The court noted that an enforceable agreement or contract requires an offer by one party and an acceptance of the offer by another party. It concluded that there was insufficient evidence that the district accepted the church's initial offer to transfer governance and control of the congregation. It based this conclusion on the following facts:

  1. After receiving the church's offer, the district authorized one of its officers to "further investigate and evaluate and bring a report to the district board whether we should take legal responsibility" for the church's property.
  2. A district officer informed the church that acceptance of the congregation's offer was contingent on a final vote at a district board meeting that would be conducted on a specified date. But, a final vote on the transfer did not occur at that meeting. Instead, the board noted that "details are being worked on."
  3. At one point, the church requested clarification from the district regarding their relationship due to the ambiguity of the arrangement.
  4. Church members assumed control of the church would be returned to them at some point, while the district believed it had the absolute right to control and dispose of the church's assets.
  5. The church continued to conduct its own daily operations, such as organizing church activities and services, paying bills, receiving donations, and accepting new members into the congregation, without interference from the district.
  6. The church continued to exercise independent corporate functions, such as refinancing a loan and amending its articles of incorporation. The congregation did not always request permission from the district before performing these tasks.
  7. These facts convinced the court that "although the church received assistance, control really never passed or was assumed by the district." As a result, the district did not "accept" the church's offer to transfer control of the congregation. At best, the parties "had an agreement to agree to enter into a contract with certain essential terms that were not agreed upon. An agreement to agree is not a binding contract. Therefore, the trial court erred in finding the parties had an enforceable agreement to transfer governance and control of the church to the district."

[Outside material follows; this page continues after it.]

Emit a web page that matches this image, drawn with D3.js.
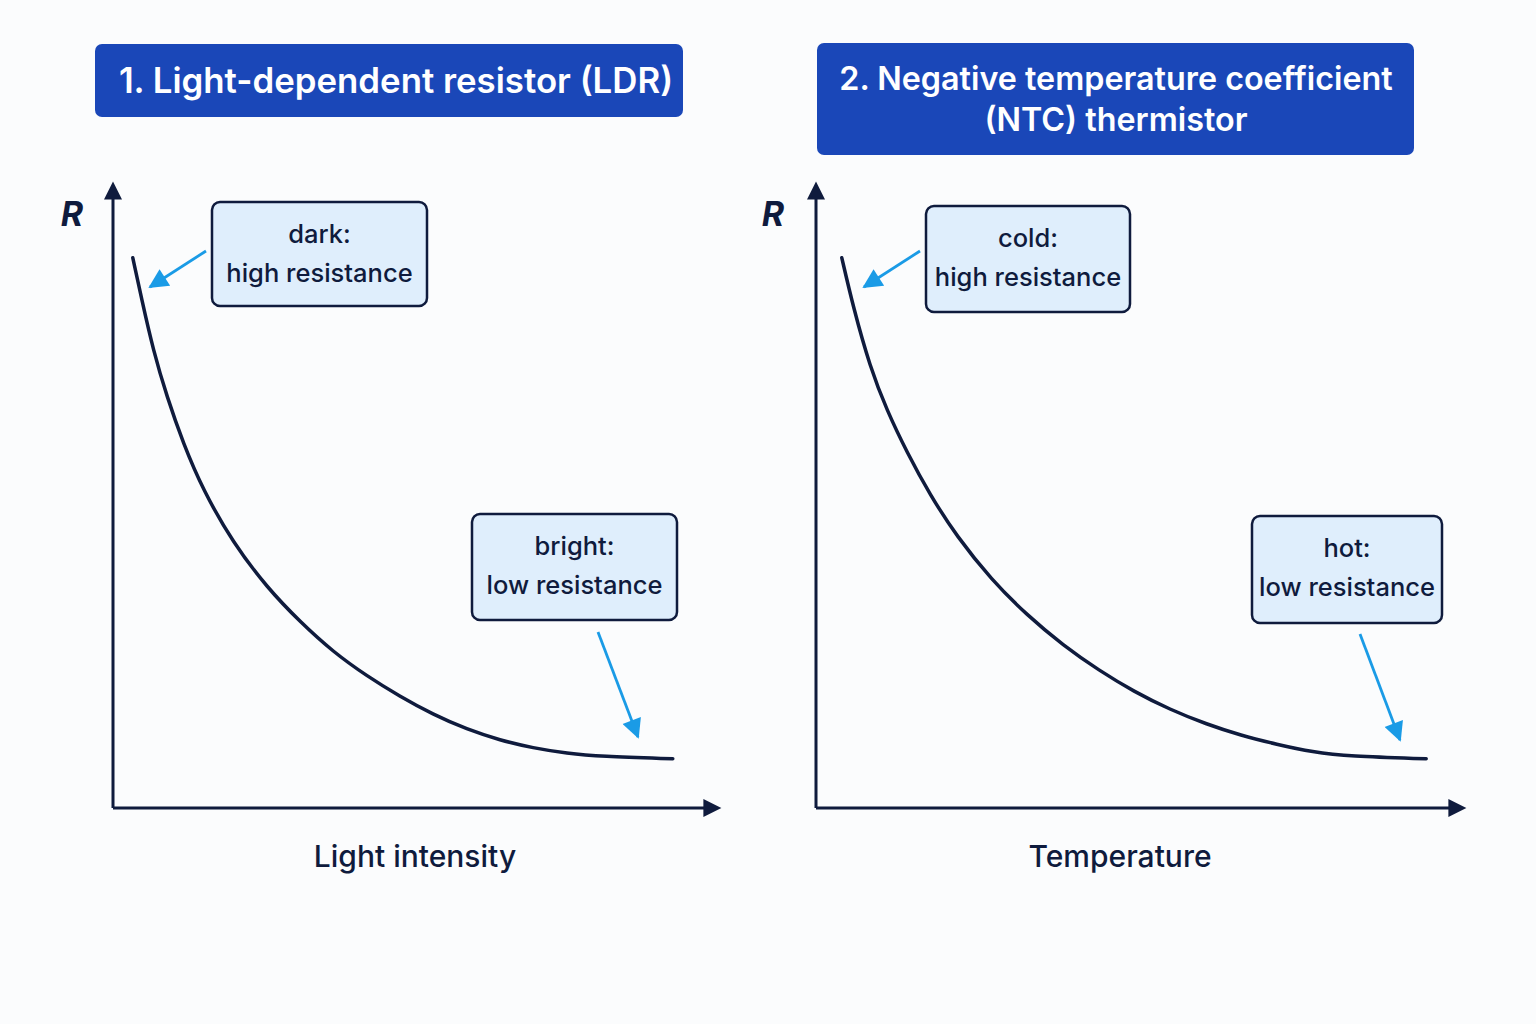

    The court granted the church's request for a permanent injunction enjoining the district from transferring and managing the assets of the church.

    What this means for churches

    The governing documents of many denominations authorize affiliated churches to transfer governance responsibilities to a denominational agency. This case demonstrates that such a transfer may be legally unenforceable without unequivocal evidence of an acceptance by the denominational agency of the transfer. Freedom Church v. Central District Conference of Evangelical Free Church of America, 2007 WL 914038 (Iowa App. 2007).